### Listed entries
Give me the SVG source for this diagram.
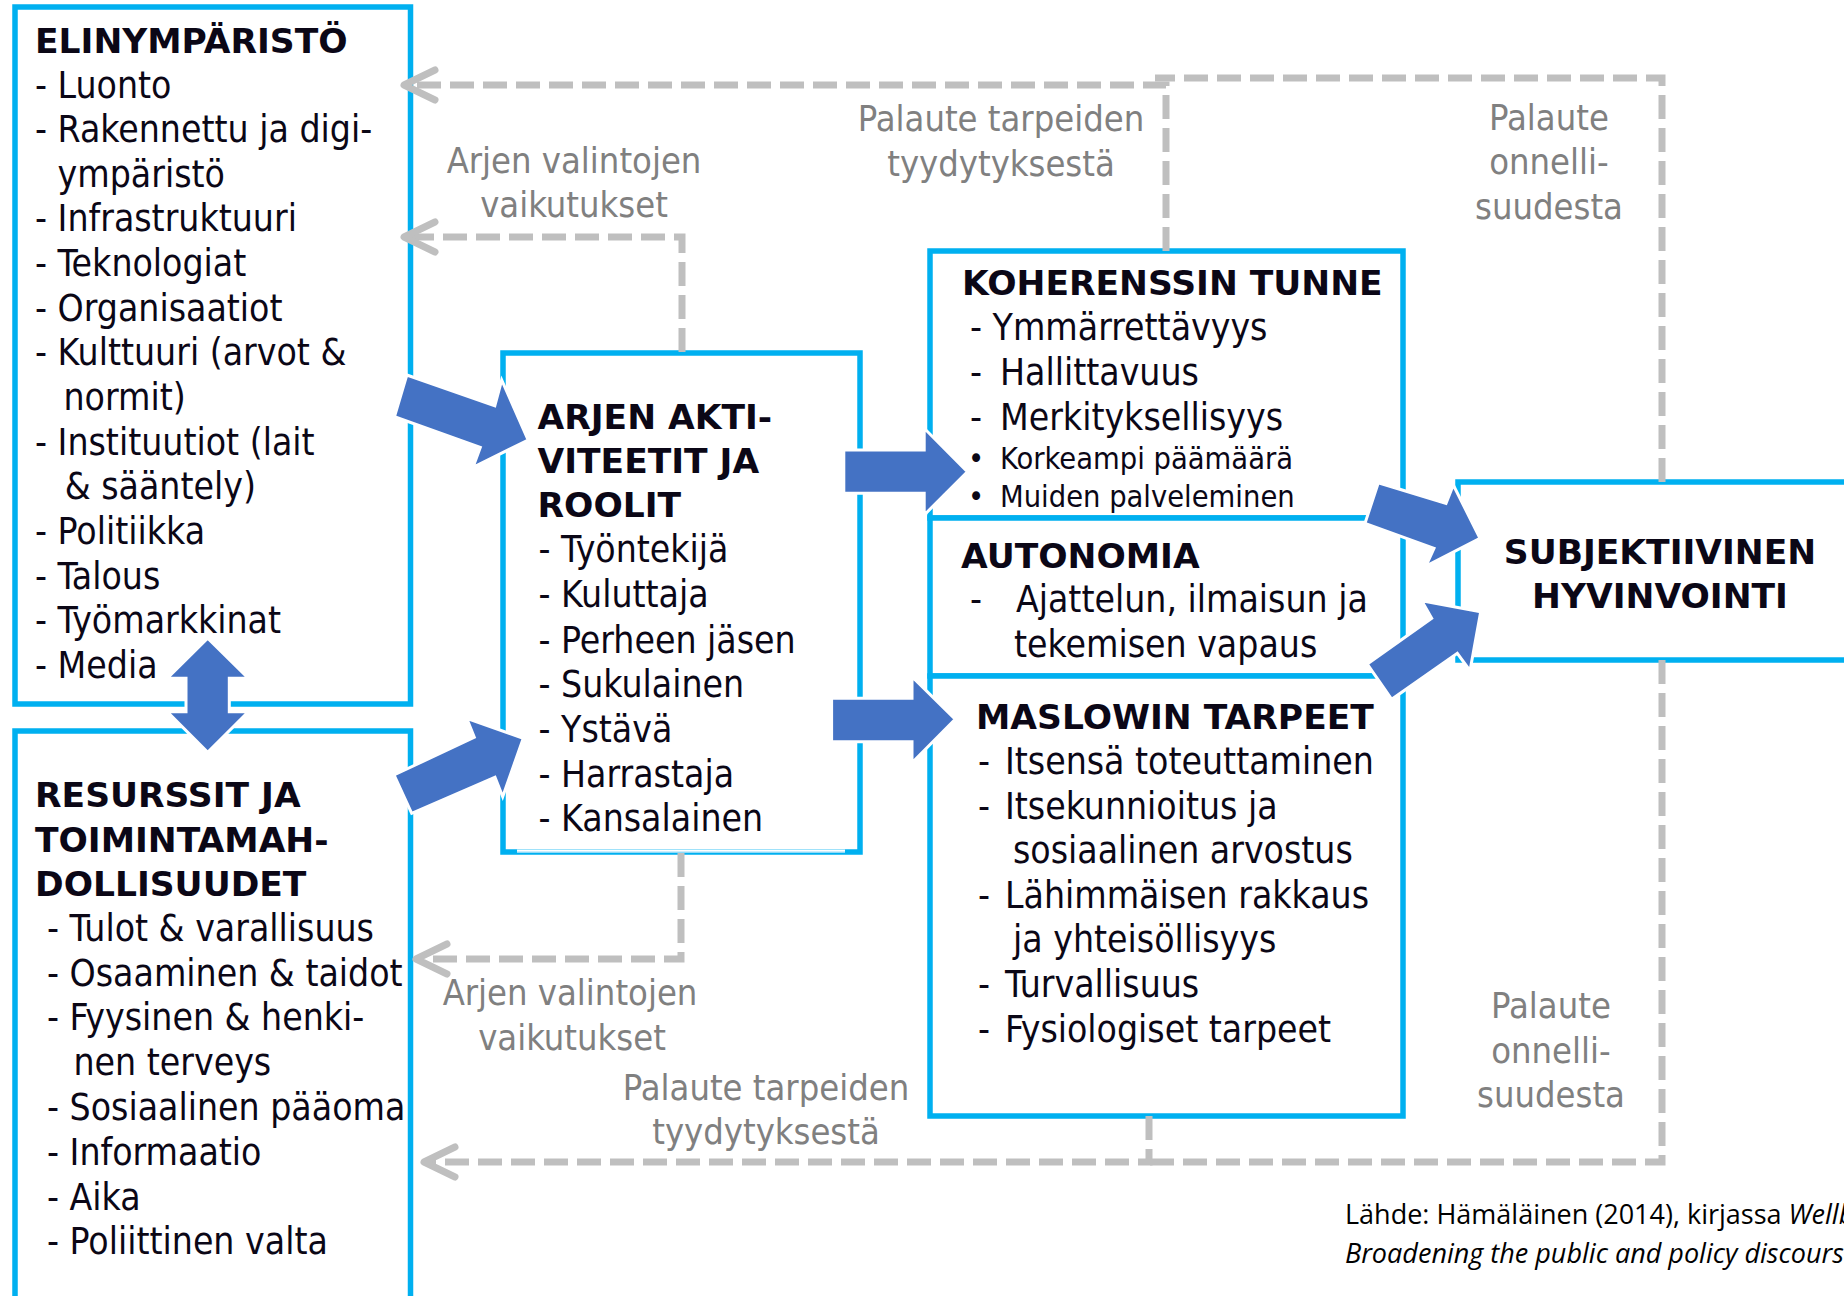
######
### Listed entries
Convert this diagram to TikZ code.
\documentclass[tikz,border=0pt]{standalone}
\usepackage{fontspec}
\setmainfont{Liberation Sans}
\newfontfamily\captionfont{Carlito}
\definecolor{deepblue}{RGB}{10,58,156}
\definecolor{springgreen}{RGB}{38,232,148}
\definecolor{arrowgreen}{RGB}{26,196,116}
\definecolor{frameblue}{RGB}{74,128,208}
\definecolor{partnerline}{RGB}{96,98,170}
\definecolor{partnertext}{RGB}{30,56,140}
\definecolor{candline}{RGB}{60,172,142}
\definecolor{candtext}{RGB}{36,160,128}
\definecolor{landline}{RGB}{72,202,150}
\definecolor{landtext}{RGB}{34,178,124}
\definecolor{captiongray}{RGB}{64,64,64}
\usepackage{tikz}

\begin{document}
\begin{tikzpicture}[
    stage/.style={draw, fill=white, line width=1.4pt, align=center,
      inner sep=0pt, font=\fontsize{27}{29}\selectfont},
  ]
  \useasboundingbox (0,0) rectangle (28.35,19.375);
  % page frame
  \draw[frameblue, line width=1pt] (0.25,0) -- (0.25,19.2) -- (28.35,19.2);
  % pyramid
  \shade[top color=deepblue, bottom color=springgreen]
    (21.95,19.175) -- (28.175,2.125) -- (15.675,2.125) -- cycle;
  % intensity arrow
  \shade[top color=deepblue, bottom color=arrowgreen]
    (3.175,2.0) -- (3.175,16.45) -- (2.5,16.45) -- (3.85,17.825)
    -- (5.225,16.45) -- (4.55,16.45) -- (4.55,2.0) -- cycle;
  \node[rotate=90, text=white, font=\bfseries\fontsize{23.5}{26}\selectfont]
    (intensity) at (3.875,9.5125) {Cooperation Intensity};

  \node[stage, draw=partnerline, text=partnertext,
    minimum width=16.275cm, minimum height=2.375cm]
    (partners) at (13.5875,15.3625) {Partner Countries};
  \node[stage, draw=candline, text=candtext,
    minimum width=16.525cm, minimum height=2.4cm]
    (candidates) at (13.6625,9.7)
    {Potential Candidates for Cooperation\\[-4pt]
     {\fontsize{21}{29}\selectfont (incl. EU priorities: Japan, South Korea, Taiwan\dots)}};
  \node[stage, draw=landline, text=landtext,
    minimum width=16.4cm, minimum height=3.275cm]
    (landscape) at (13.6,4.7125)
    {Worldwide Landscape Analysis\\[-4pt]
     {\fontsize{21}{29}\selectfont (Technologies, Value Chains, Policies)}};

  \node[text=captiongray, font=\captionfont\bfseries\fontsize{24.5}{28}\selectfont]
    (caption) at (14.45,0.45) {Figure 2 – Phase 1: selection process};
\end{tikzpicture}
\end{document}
######
*Exercise brief*
All lines in the data that contain the word "this" should be copied.

*Reply*
Give me the SVG source for this diagram.
Convert this diagram to TikZ code.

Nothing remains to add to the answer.